● **What the task requires**:
Pictures do not belong in your copy. Repeat all the other data exactly.

++++

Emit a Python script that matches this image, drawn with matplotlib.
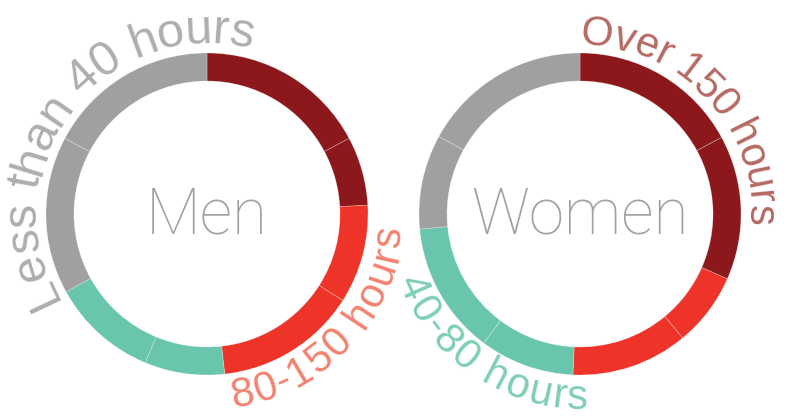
import numpy as np
import matplotlib
matplotlib.use("Agg")
import matplotlib.pyplot as plt
from matplotlib.font_manager import FontProperties, findfont, get_font

# data: share of each group (percent), two sub-parts per category
categories = ["Over 150 hours", "80-150 hours", "40-80 hours", "Less than 40 hours"]
men_part1 = [17.2, 9.9, 8.0, 15.8]
men_part2 = [6.9, 14.2, 10.7, 17.2]
women_part1 = [17.1, 7.4, 9.5, 9.5]
women_part2 = [14.5, 11.7, 13.3, 17.0]
groups = ["Men", "Women"]

ring_colors = ["#8C181C", "#EE3429", "#69C6AD", "#A0A0A0"]
label_colors = ["#B56A63", "#F4826F", "#7DCFB4", "#AEAEAE"]

W, H = 788, 416
centers = [(207, H - 214), (580, H - 214)]
R_OUT, WIDTH = 161, 28


def interleave(a, b):
    vals, cols = [], []
    for i in range(len(a)):
        vals += [a[i], b[i]]
        cols += [ring_colors[i], ring_colors[i]]
    return vals, cols


def arc_text(ax, text, center, r, a_first, a_last, color, size=30, flip=False):
    """characters along a circle; angles in degrees clockwise from top,
    a_first/a_last = centre of first/last character"""
    fp = FontProperties(family="Liberation Sans", size=size)
    font = get_font(findfont(fp))
    font.set_size(size, 100)
    adv = []
    for ch in text:
        g = font.load_char(ord(ch))
        adv.append(g.linearHoriAdvance / 65536)
    adv = np.array(adv)
    pos = np.cumsum(adv) - adv / 2
    t = (pos - pos[0]) / (pos[-1] - pos[0])
    angles = a_first + t * (a_last - a_first)
    cx, cy = center
    for ch, a in zip(text, angles):
        if ch == " ":
            continue
        th = np.radians(a)
        x = cx + r * np.sin(th)
        y = cy + r * np.cos(th)
        rot = 180 - a if flip else -a
        ax.text(x, y, ch, fontproperties=fp, color=color, rotation=rot,
                rotation_mode="anchor", ha="center", va="baseline")


fig = plt.figure(figsize=(W / 100, H / 100), dpi=100)
ax = fig.add_axes([0, 0, 1, 1])

for (p1, p2), c in zip([(men_part1, men_part2), (women_part1, women_part2)], centers):
    vals, cols = interleave(p1, p2)
    ax.pie(vals, colors=cols, startangle=90, counterclock=False, center=c,
           radius=R_OUT, frame=True,
           wedgeprops=dict(width=WIDTH, edgecolor=(1, 1, 1, 0.35), linewidth=0.5))

for name, (cx, cy) in zip(groups, centers):
    ax.text(cx, H - 233, name, fontsize=46, color="#A0A0A0", ha="center",
            va="baseline", family="Roboto", fontweight="light")

# curved category labels
arc_text(ax, categories[3], centers[0], 171, 244.7, 371.0, label_colors[3], size=35)
arc_text(ax, categories[1], centers[0], 195, 168.9, 97.1, label_colors[1], flip=True)
arc_text(ax, categories[0], centers[1], 169, 5.6, 90.3, label_colors[0])
arc_text(ax, categories[2], centers[1], 195, 246.2, 180.9, label_colors[2], flip=True)

ax.set_xlim(0, W)
ax.set_ylim(0, H)
ax.set_aspect("equal")
ax.axis("off")

fig.savefig("out.png", dpi=100, facecolor="white")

++++

● **Answer to the task**:
Emit a Python script that matches this image, drawn with matplotlib.
import numpy as np
import matplotlib
matplotlib.use("Agg")
import matplotlib.pyplot as plt
from matplotlib.font_manager import FontProperties, findfont, get_font

# data: share of each group (percent), two sub-parts per category
categories = ["Over 150 hours", "80-150 hours", "40-80 hours", "Less than 40 hours"]
men_part1 = [17.2, 9.9, 8.0, 15.8]
men_part2 = [6.9, 14.2, 10.7, 17.2]
women_part1 = [17.1, 7.4, 9.5, 9.5]
women_part2 = [14.5, 11.7, 13.3, 17.0]
groups = ["Men", "Women"]

ring_colors = ["#8C181C", "#EE3429", "#69C6AD", "#A0A0A0"]
label_colors = ["#B56A63", "#F4826F", "#7DCFB4", "#AEAEAE"]

W, H = 788, 416
centers = [(207, H - 214), (580, H - 214)]
R_OUT, WIDTH = 161, 28


def interleave(a, b):
    vals, cols = [], []
    for i in range(len(a)):
        vals += [a[i], b[i]]
        cols += [ring_colors[i], ring_colors[i]]
    return vals, cols


def arc_text(ax, text, center, r, a_first, a_last, color, size=30, flip=False):
    """characters along a circle; angles in degrees clockwise from top,
    a_first/a_last = centre of first/last character"""
    fp = FontProperties(family="Liberation Sans", size=size)
    font = get_font(findfont(fp))
    font.set_size(size, 100)
    adv = []
    for ch in text:
        g = font.load_char(ord(ch))
        adv.append(g.linearHoriAdvance / 65536)
    adv = np.array(adv)
    pos = np.cumsum(adv) - adv / 2
    t = (pos - pos[0]) / (pos[-1] - pos[0])
    angles = a_first + t * (a_last - a_first)
    cx, cy = center
    for ch, a in zip(text, angles):
        if ch == " ":
            continue
        th = np.radians(a)
        x = cx + r * np.sin(th)
        y = cy + r * np.cos(th)
        rot = 180 - a if flip else -a
        ax.text(x, y, ch, fontproperties=fp, color=color, rotation=rot,
                rotation_mode="anchor", ha="center", va="baseline")


fig = plt.figure(figsize=(W / 100, H / 100), dpi=100)
ax = fig.add_axes([0, 0, 1, 1])

for (p1, p2), c in zip([(men_part1, men_part2), (women_part1, women_part2)], centers):
    vals, cols = interleave(p1, p2)
    ax.pie(vals, colors=cols, startangle=90, counterclock=False, center=c,
           radius=R_OUT, frame=True,
           wedgeprops=dict(width=WIDTH, edgecolor=(1, 1, 1, 0.35), linewidth=0.5))

for name, (cx, cy) in zip(groups, centers):
    ax.text(cx, H - 233, name, fontsize=46, color="#A0A0A0", ha="center",
            va="baseline", family="Roboto", fontweight="light")

# curved category labels
arc_text(ax, categories[3], centers[0], 171, 244.7, 371.0, label_colors[3], size=35)
arc_text(ax, categories[1], centers[0], 195, 168.9, 97.1, label_colors[1], flip=True)
arc_text(ax, categories[0], centers[1], 169, 5.6, 90.3, label_colors[0])
arc_text(ax, categories[2], centers[1], 195, 246.2, 180.9, label_colors[2], flip=True)

ax.set_xlim(0, W)
ax.set_ylim(0, H)
ax.set_aspect("equal")
ax.axis("off")

fig.savefig("out.png", dpi=100, facecolor="white")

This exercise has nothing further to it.